Bill completed his B.Sc. (hons) in 1995 with emphasis on computer studies and mathematics then began work as a software engineer, working 24-hour stints and making rapid progress. He spent six months in Colorado in 1995-96 as one of an international team assembled to deliver a delayed project on time and within budget. This time away confirmed his ability to find a way forward that had eluded others, rekindled his delight in extracurricular activities - particularly skiing and disco dancing - and encouraged him to reassess his priorities.
In 1997 he joined the Australian Artificial Intelligence Institute (A2 I2), where his skills, broad life experience and capacity to think laterally were greatly valued. In a dry, laconic manner he would put on the table strong technical opinions, kindling the kind of debate he relished but ready to listen to others. Bill was a challenger, always seeking an alternative - and perhaps better - solution. And he was generous when workmates needed a helping hand.
He kept a detailed journal - another manifestation of looking backward while seeking to move himself forward.
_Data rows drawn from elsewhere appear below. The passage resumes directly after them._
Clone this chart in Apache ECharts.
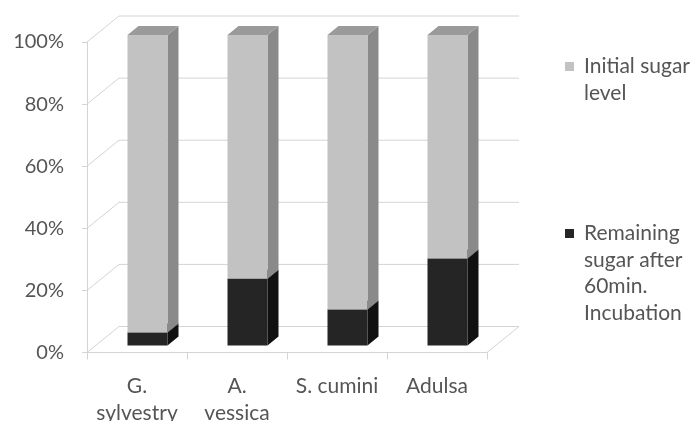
<!DOCTYPE html>
<html>
<head>
<meta charset="utf-8">
<script src="https://cdn.jsdelivr.net/npm/echarts@6/dist/echarts.min.js"></script>
<style>
  html, body { margin: 0; padding: 0; background: #ffffff; }
  #chart { width: 694px; height: 421px; }
</style>
</head>
<body>
<div id="chart"></div>
<script>
// Categories and stacked percentages (each column sums to 100%)
const categories = ['G.\nsylvestry', 'A.\nvessica', 'S. cumini', 'Adulsa'];
const remainingSugar = [4.2, 21.5, 11.6, 28];
const initialSugar = [95.8, 78.5, 88.4, 72];
const seriesNames = ['Initial sugar\nlevel', 'Remaining\nsugar after\n60min.\nIncubation'];
const yTicks = [0, 20, 40, 60, 80, 100];

// 3D look: pixel offsets for the back wall, the bar plane and bar depth
const WALL_DX = 32, WALL_DY = -26;
const PLANE_DX = 10.5, PLANE_DY = -7;
const BAR_DX = 11, BAR_DY = -9;
const BAR_RATIO = 0.4;

const TEXT_COLOR = '#555555';
const FONT = 'Lato, "Open Sans", sans-serif';
const GRID_COLOR = '#d4d4d4';

const LIGHT = { front: '#c2c2c2', side: '#8a8a8a', top: '#9a9a9a' };
const DARK = { front: '#252525', side: '#111111', top: '#1a1a1a' };

function renderWalls(params, api) {
  const v = api.value(1);
  const cs = params.coordSys;
  const p = api.coord([0, v]);
  const y = p[1];
  const left = cs.x, right = cs.x + cs.width;
  const style = { stroke: GRID_COLOR, lineWidth: 1, fill: null };
  const children = [
    { type: 'line', shape: { x1: left, y1: y, x2: left + WALL_DX, y2: y + WALL_DY }, style },
    { type: 'line', shape: { x1: left + WALL_DX, y1: y + WALL_DY, x2: right + WALL_DX, y2: y + WALL_DY }, style }
  ];
  if (v === 0) {
    children.push({ type: 'line', shape: { x1: right, y1: y, x2: right + WALL_DX, y2: y + WALL_DY }, style });
  }
  return { type: 'group', children };
}

function makeBarRenderer(colors) {
  return function (params, api) {
    const i = api.value(0);
    const b = api.coord([i, api.value(1)]);
    const t = api.coord([i, api.value(2)]);
    const band = api.size([1, 0])[0];
    const w = band * BAR_RATIO;
    const x0 = b[0] - w / 2 + PLANE_DX;
    const x1 = x0 + w;
    const yb = b[1] + PLANE_DY;
    const yt = t[1] + PLANE_DY;
    return {
      type: 'group',
      children: [
        { type: 'polygon', shape: { points: [[x1, yt], [x1 + BAR_DX, yt + BAR_DY], [x1 + BAR_DX, yb + BAR_DY], [x1, yb]] }, style: { fill: colors.side } },
        { type: 'polygon', shape: { points: [[x0, yt], [x1, yt], [x1 + BAR_DX, yt + BAR_DY], [x0 + BAR_DX, yt + BAR_DY]] }, style: { fill: colors.top } },
        { type: 'rect', shape: { x: x0, y: yt, width: w, height: yb - yt }, style: { fill: colors.front } }
      ]
    };
  };
}

const chart = echarts.init(document.getElementById('chart'), null, { renderer: 'canvas' });

const option = {
  backgroundColor: '#ffffff',
  animation: false,
  grid: { left: 87, right: 207, top: 42, bottom: 68.5, containLabel: false, outerBoundsMode: 'none' },
  xAxis: {
    type: 'category',
    data: categories,
    axisLine: { show: true, lineStyle: { color: GRID_COLOR, width: 1 } },
    axisTick: { show: true, length: 7, lineStyle: { color: GRID_COLOR } },
    axisLabel: { color: TEXT_COLOR, fontFamily: FONT, fontSize: 21, lineHeight: 27, margin: 20, interval: 0 },
    splitLine: { show: false }
  },
  yAxis: {
    type: 'value',
    min: 0, max: 100, interval: 20,
    axisLine: { show: true, lineStyle: { color: GRID_COLOR, width: 1 } },
    axisTick: { show: true, length: 5, lineStyle: { color: GRID_COLOR } },
    axisLabel: { color: TEXT_COLOR, fontFamily: FONT, fontSize: 20, margin: 23, formatter: '{value}%' },
    splitLine: { show: false }
  },
  graphic: [
    { type: 'rect', left: 565, top: 62, shape: { width: 9, height: 9 }, style: { fill: LIGHT.front } },
    { type: 'text', left: 584, top: 53, style: { text: seriesNames[0], fill: TEXT_COLOR, font: '21px ' + FONT, lineHeight: 27 } },
    { type: 'rect', left: 565, top: 229, shape: { width: 9, height: 9 }, style: { fill: DARK.front } },
    { type: 'text', left: 584, top: 220, style: { text: seriesNames[1], fill: TEXT_COLOR, font: '21px ' + FONT, lineHeight: 26.5 } }
  ],
  series: [
    {
      type: 'custom',
      name: 'walls',
      silent: true,
      renderItem: renderWalls,
      encode: { x: 0, y: 1 },
      data: yTicks.map(v => [0, v]),
      z: 1
    },
    {
      type: 'custom',
      name: seriesNames[1],
      renderItem: makeBarRenderer(DARK),
      encode: { x: 0, y: [1, 2] },
      data: categories.map((c, i) => [i, 0, remainingSugar[i]]),
      z: 2
    },
    {
      type: 'custom',
      name: seriesNames[0],
      renderItem: makeBarRenderer(LIGHT),
      encode: { x: 0, y: [1, 2] },
      data: categories.map((c, i) => [i, remainingSugar[i], remainingSugar[i] + initialSugar[i]]),
      z: 3
    }
  ]
};

chart.setOption(option);
</script>
</body>
</html>
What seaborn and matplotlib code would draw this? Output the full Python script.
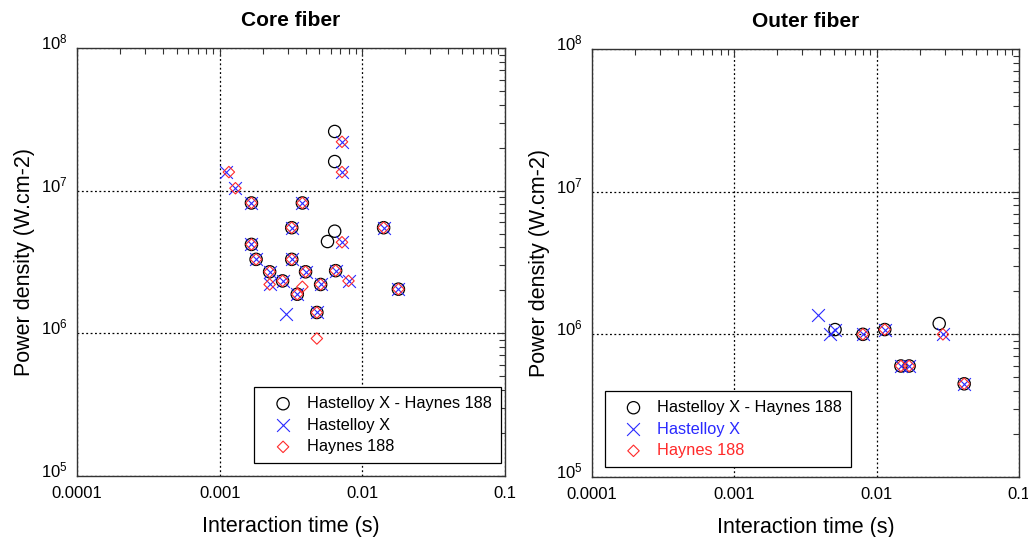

He returned to his much-loved Melbourne University Boat Club as rower, coach, Saturday morning coffee-maker, and gourmet cook for uproarious dinner parties - the piece de resistance being crème brulee, caramelised at the table with blowtorch and goggles. He started delving into philosophy, reading ever more widely, and kept up his subscriptions to the ballet and opera. He was delighted when long years of attending the opera netted him a seat in the middle of the fifth row. "You feel more a part of the action when you can see the band," he said.
From 1999 ensued the most satisfying part of his career when Agentis Software was spun off as a commercial venture from A2 I2. Bill had equity in the new company, based in Melbourne and the USA, and was a key member of the team that developed a range of software systems aimed at allowing large corporations to automate (and thus save time and money on) their most challenging, complex and unpredictable business problems. These next-generation systems have to be flexible yet simple, and Bill's formidable ability to utilise both Java and XML codes was fundamental to their development. His name is on several patent applications now pending in the United States.
Bill Peden's business card read 'extreme software engineer'. He worked hard and played very hard - some called him 'Mr 110 per cent'. He was always passionate. A conversation with him not only crackled with facts, questions and humour, but reaffirmed one's value as a person. 'He spoke to me as though I wasn't past my use-by date', said one woman after spending time with him at her granddaughter's wedding.
An inveterate builder of model aeroplanes as a child, latterly he made paper aeroplanes that flew higher and longer than anyone else's. In his pocket he carried a supply of pipe-cleaners which he would fashion into flowers to give to friends or passers-by, or into intricate geometric shapes - a favorite was a sphere, inside which was a cube surrounding a triangle. Wherever he lived he grew tomatoes, herbs and - if possible - roses in the back yard.
He loved life and had enormous zest for it. He was an icon in the rave music and dance party scene, his gymnastics on the floor matched in intensity only by the velocity of his smile. 'Like the Cheshire cat in Alice in Wonderland. Full of humorous and bizarre yet incredible wisdom…all accompanied with a huge grin', reads a tribute on one of the websites that mark his death. He loved the anonymity and freshness of this scene. Here his talents and achievements counted for nothing, few knew he had a mind that was wired differently to most, and he was simply 'dancing Bill'.
He is survived by his parents, Bob and Marlene Peden, his sister Laura Peden and her husband David Nolan, and his nieces Genevieve, Josephine and Emma.